On July 29, 2011, Odom was released by the Bengals.

===Career statistics===

Year: Team; Games; Starts; Tackles; Interceptions; Fumbles
Total: Solo; Ast; Sack; Sfty; PD; Int; Yards; Avg; Long; TD; FF; FR; Yds; TD
2004: TEN; 16; 8; 21; 14; 7; 2.0; –; 3; –; –; –; –; –; 1; –; –; –
2005: TEN; 16; 9; 31; 18; 13; 2.0; –; 1; –; –; –; –; –; 1; –; –; –
2006: TEN; 4; 2; 9; 8; 1; 0.5; –; 0; –; –; –; –; –; 0; –; –; –
2007: TEN; 16; 16; 21; 16; 5; 8.0; –; 7; –; –; –; –; –; 1; –; –; –
2008: CIN; 12; 8; 26; 19; 7; 3.0; –; 2; –; –; –; –; –; 2; –; –; –
2009: CIN; 6; 6; 19; 18; 1; 8.0; –; 2; –; –; –; –; –; 0; –; –; –
2010: CIN; 4; 3; 4; 3; 1; 0.0; –; 1; –; –; –; –; –; 0; –; –; –
Career: 74; 52; 131; 96; 35; 23.5; 0; 16; 0; 0; 0; 0; 0; 5; –; –; –

==Personal life==
In his spare time, Odom enjoys fishing and hunting. He is also a NASCAR racing and pro-wrestling enthusiast.
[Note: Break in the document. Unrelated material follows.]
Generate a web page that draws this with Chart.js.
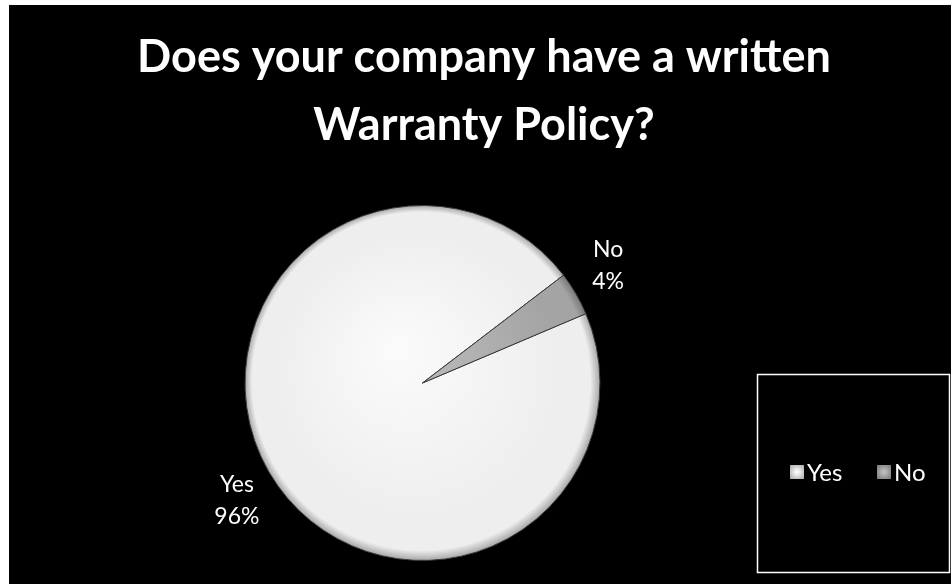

Odom earned a degree in Human Environmental Studies upon completing his course work at the University of Alabama.

On March 15, 2011, Odom's home in Mason, OH (a suburb of Cincinnati) was severely damaged by fire.
Odom and his family were safe at his family's house in Cordova, Alabama at the time. On August 22, 2011, Odom was shot in the leg at his home in Irvington. Odom was arrested on December 15, 2011, for possession of marijuana after a traffic stop in Baldwin County, Alabama. He was released later in the day after posting $1,000.00 bail.

Odom was charged with one count of conspiracy to commit wire fraud and health care fraud, one count of wire fraud, and one count of health care fraud by the United States Department of Justice on July 24, 2020. He pleaded guilty by December 2020. By February 2022, he had been sentenced to 180 days of house arrest and ordered to perform 240 hours of community service.